U.S.-Cuba Cooperation on Gulf is in Our Interest

Corpus Christi Caller , June 14, 2010 | Article


CORPUS CHRISTI — I was in Cuba several days the end of May with a group of Texas legislators. As we’d planned the trip over a period of months, our principal purpose had been to discuss defense against hurricanes, a purpose for which the Center for International Policy has been taking delegations to Cuba for several years now. Cuba has an excellent defense system and record. In the past 10 years, it has only lost some 30 lives to hurricanes. The U.S. lost more that 1,500 to Hurricane Katrina alone. Worth taking a look at how they do it, we’ve thought, and how we might cooperate.

By the time we traveled to Cuba, another, more urgent threat had arisen in the Gulf of Mexico: BP PLC’s oil spill off the Louisiana coast. That then became the first topic of conversation. The Cubans with whom we spoke, including Vice Minister of Foreign Relations Dagoberto Rodriguez, acknowledged that at first the spill had not been a great concern to them — in fact had seemed to have little to do with Cuba. They had assumed that the U.S. — and BP — would get it capped and contained quickly. Their concerns have of course grown — especially so as their information now indicates the expanding pool of oil may soon be caught up in the loop current and carried through the Straits of Florida into the Atlantic. Further, their specialists say that as a result of wind and currents, the flow could do serious damage to the Cuban coast.

Thus, Cuba, like the U.S. Gulf Coast, is now threatened — though to be sure not to the same extent. It stands ready to share pertinent information and to cooperate against the danger. No talks on the subject have been held, Rodriguez said, but for its part, Cuba is ready for them.

Cooperation with Cuba is of course not a panacea. It will not end the threat from the spill. But it could contribute. And in any event, not to cooperate in the face of this danger that confronts everyone on the Gulf Coast, should be unthinkable.

Further, hurricanes are now a looming part of the oil spill threat. The National Oceanic and Atmospheric Administration is predicting a very dangerous hurricane season. Even if BP succeeds in halting the flow of oil out of the well, which at this point seems unlikely, a huge pool will remain in the Gulf. Imagine a hurricane of the magnitude of Katrina tearing into that mass.
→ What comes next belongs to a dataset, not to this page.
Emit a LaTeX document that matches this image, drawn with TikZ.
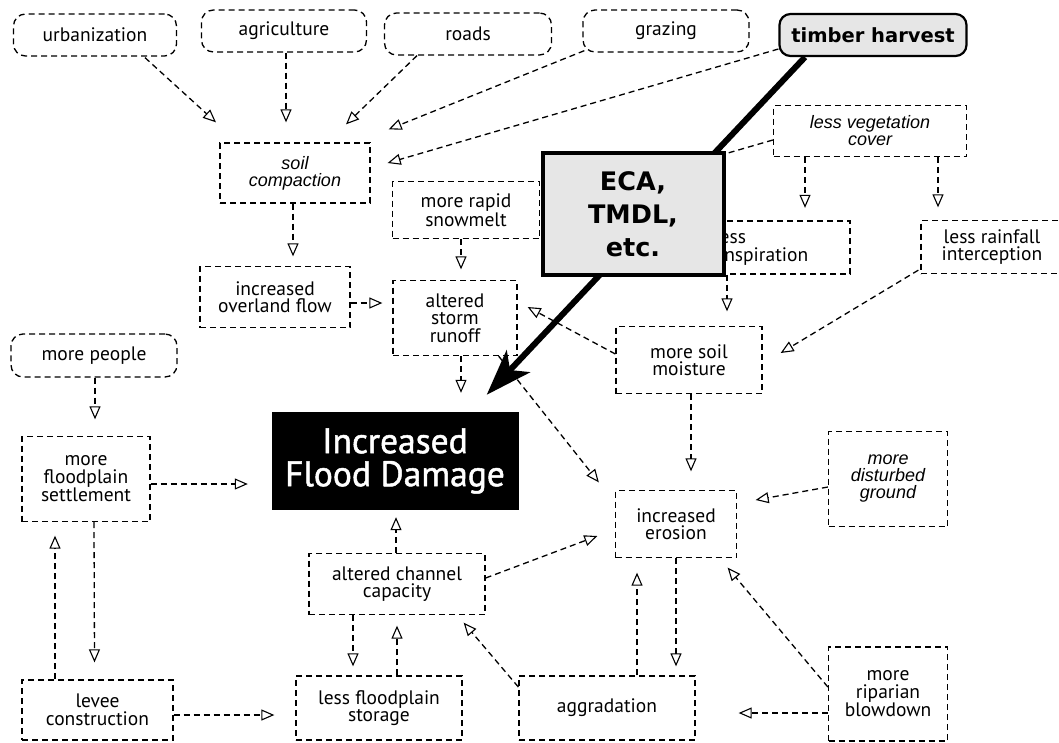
\documentclass[tikz,border=0pt]{standalone}
\usepackage{fontspec}
\setmainfont{PT Sans}
\newfontfamily\itfont{Liberation Sans}
\newfontfamily\dvfont{DejaVu Sans}
\newfontfamily\ifdfont{PT Sans}[FakeBold=1.4]
\usetikzlibrary{arrows.meta,calc}
\definecolor{lgray}{HTML}{E6E6E6}
\tikzset{
  box/.style={draw, dash pattern=on 6pt off 4pt, line width=1.3pt, inner sep=0pt,
    align=center, font=\fontsize{19.5}{17.5}\selectfont},
  rbox/.style={box, rounded corners=12pt},
  ibox/.style={box, font=\itfont\itshape\fontsize{18}{17}\selectfont},
  dep/.style={draw, dash pattern=on 6pt off 4pt, line width=1.3pt,
    -{Triangle[open,length=13pt,width=11pt,line width=1.1pt]}},
  sz/.style 2 args={minimum width=#1pt, minimum height=#2pt}
}
\begin{document}
\begin{tikzpicture}[x=1pt,y=-1pt]
\useasboundingbox (0,0) rectangle (1059,742);
% top row
\node[rbox, sz={163}{42}] (urb) at (95,35) {urbanization};
\node[rbox, sz={165}{42}] (agr) at (284,31) {agriculture};
\node[rbox, sz={167}{42}] (roads) at (468,34) {roads};
\node[rbox, sz={166}{42}] (graz) at (666,31) {grazing};
\node[draw, line width=2.2pt, fill=lgray, rounded corners=11pt, sz={187}{42}, inner sep=0pt,
  font=\dvfont\bfseries\fontsize{19.5}{20}\selectfont] (timber) at (873,35) {timber harvest};
% middle
\node[ibox, sz={150}{60}] (soil) at (295,173) {soil\\compaction};
\node[box, sz={147}{57}] (snow) at (466,210) {more rapid\\snowmelt};
\node[box, sz={150}{61}] (over) at (275,297) {increased\\overland flow};
\node[box, sz={124}{75}] (storm) at (455,318) {altered\\storm\\runoff};
\node[ibox, sz={193}{51}] (veg) at (870,131) {less vegetation\\cover};
\node[box, sz={240}{53}] (transp) at (730,247.5) {less\\evapotranspiration};
\node[box, sz={142}{53}] (rain) at (992,247) {less rainfall\\interception};
\node[box, sz={146}{67}] (moist) at (689,360) {more soil\\moisture};
\node[rbox, sz={166}{43}] (people) at (94,355.5) {more people};
\node[box, sz={128}{85}] (settle) at (86,479) {more\\floodplain\\settlement};
\node[fill=black, text=white, inner sep=0pt, sz={247}{98}, align=center,
  font=\ifdfont\fontsize{35.5}{33}\selectfont] (ifd) at (395,461) {Increased\\Flood Damage};
\node[box, sz={121}{67}] (eros) at (676,524) {increased\\erosion};
\node[ibox, sz={119}{95}] (dist) at (888,479) {more\\disturbed\\ground};
\node[box, sz={176}{61}] (chan) at (397,584) {altered channel\\capacity};
\node[box, sz={166}{64}] (stor) at (379,708) {less floodplain\\storage};
\node[box, sz={176}{64}] (aggr) at (607,708) {aggradation};
\node[box, sz={119}{94}] (rip) at (888,694) {more\\riparian\\blowdown};
\node[box, sz={151}{60}] (levee) at (97.5,710) {levee\\construction};
% connectors
\draw[dep] ($(urb.south)+(50,1)$) -- ($(soil.north)+(-79,-20)$);
\draw[dep] ($(agr.south)+(2,0)$) -- ($(soil.north)+(-9,-20)$);
\draw[dep] ($(roads.south)+(-51,0)$) -- ($(soil.north)+(51,-18)$);
\draw[dep] ($(graz.south west)+(2,-2)$) -- ($(soil.north east)+(18,-13)$);
\draw[dep] ($(timber.west)+(0,14)$) -- ($(soil.east)+(17,-10)$);
\draw[dep] ($(veg.west)+(0,9)$) -- ($(snow.east)+(12,-6)$);
\draw[dep] ($(soil.south)+(-2,0)$) -- ($(over.north)+(18,-9.5)$);
\draw[dep] ($(snow.south)+(-5,0)$) -- ($(storm.north)+(6,-10.5)$);
\draw[dep] ($(over.east)+(0,6)$) -- ($(storm.west)+(-10,-15)$);
\draw[dep] ($(storm.south)+(6,0)$) -- ($(ifd.north)+(66,-19)$);
\draw[dep] ($(moist.west)+(0,-6)$) -- ($(storm.east)+(10,-11)$);
\draw[dep] ($(storm.south east)+(-19,0)$) -- ($(eros.north west)+(-16,-7.5)$);
\draw[dep] ($(veg.south)+(-65,0)$) -- ($(transp.north)+(75,-12.5)$);
\draw[dep] ($(veg.south)+(68,0)$) -- ($(rain.north)+(-54,-12.5)$);
\draw[dep] ($(transp.south)+(-3,0)$) -- ($(moist.north)+(38,-14.5)$);
\draw[dep] ($(rain.south west)+(-2,-4)$) -- ($(moist.east)+(18,-7)$);
\draw[dep] ($(moist.south)+(2,0)$) -- ($(eros.north)+(15,-18.5)$);
\draw[dep] ($(people.south)+(1,0)$) -- ($(settle.north)+(9,-16.5)$);
\draw[dep] ($(settle.east)+(0,5)$) -- ($(ifd.west)+(-23.5,23)$);
\draw[dep] ($(settle.south)+(8,0)$) -- ($(levee.north)+(-3,-17)$);
\draw[dep] ($(levee.north)+(-42.5,0)$) -- ($(settle.south)+(-31,13.5)$);
\draw[dep] ($(levee.east)+(0,5)$) -- ($(stor.west)+(-21,7)$);
\draw[dep] ($(chan.north)+(-1,0)$) -- ($(ifd.south)+(1,7)$);
\draw[dep] ($(chan.east)+(0,-6)$) -- ($(eros.west)+(-17.5,12)$);
\draw[dep] ($(chan.south)+(-44,0)$) -- ($(stor.north)+(-26,-9)$);
\draw[dep] ($(stor.north)+(18,0)$) -- ($(chan.south)+(0,10.5)$);
\draw[dep] ($(aggr.west)+(0,-21)$) -- ($(chan.south east)+(-22,7.5)$);
\draw[dep] ($(aggr.north)+(30,0)$) -- ($(eros.south)+(-39,14.5)$);
\draw[dep] (eros.south) -- ($(aggr.north)+(69,-9)$);
\draw[dep] ($(dist.west)+(0,8)$) -- ($(eros.east)+(18.5,-24)$);
\draw[dep] ($(rip.west)+(0,-7)$) -- ($(eros.south east)+(-9.5,9.5)$);
\draw[dep] ($(rip.west)+(0,19)$) -- ($(aggr.east)+(43,5)$);
% thick arrow
\draw[line width=6pt, -{Stealth[length=46pt,width=32pt,inset=12pt]}]
  ($(timber.south)+(-68,0)$) -- ($(ifd.north east)+(-32,-17)$);
% ECA box on top
\node[draw, line width=4pt, fill=lgray, sz={181}{122}, inner sep=0pt, align=center,
  font=\dvfont\bfseries\fontsize{25.5}{33}\selectfont] (eca) at (633,214) {ECA,\\TMDL,\\etc.};
\end{tikzpicture}
\end{document}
Nor is this, the oil-spill-hurricane problem, one that will go away. On the contrary, it is likely to become more complex. A number of foreign oil companies are scheduled to begin exploratory drilling shortly off Cuba’s north coast. And just as a spill in our waters is affecting Cuba, so could one in theirs affect us. The U.S. and Cuba are both members of international conventions aimed at protecting the marine environment. But there is no agreement between the two of them. One is needed and needed now, especially since under present conditions, should there be some accident at a Cuban well, the free movement of equipment and know-how necessary to address the problem might well be obstructed by our embargo. Protocols and regulatory changes must be affected by the Obama Administration now to remove those restrictions And we should move toward that more cooperative relationship today — not wait until the problem is upon us.

Wayne S. Smith is a Senior Fellow at the Center for International Policy in Washington, D.C., and an expert in Cuban affairs, having been Chief of the U.S. Interests Section in Havana (1979-82). He is also a member of the Cuba-Mexico-US Coalition to Protect the Gulf of Mexico.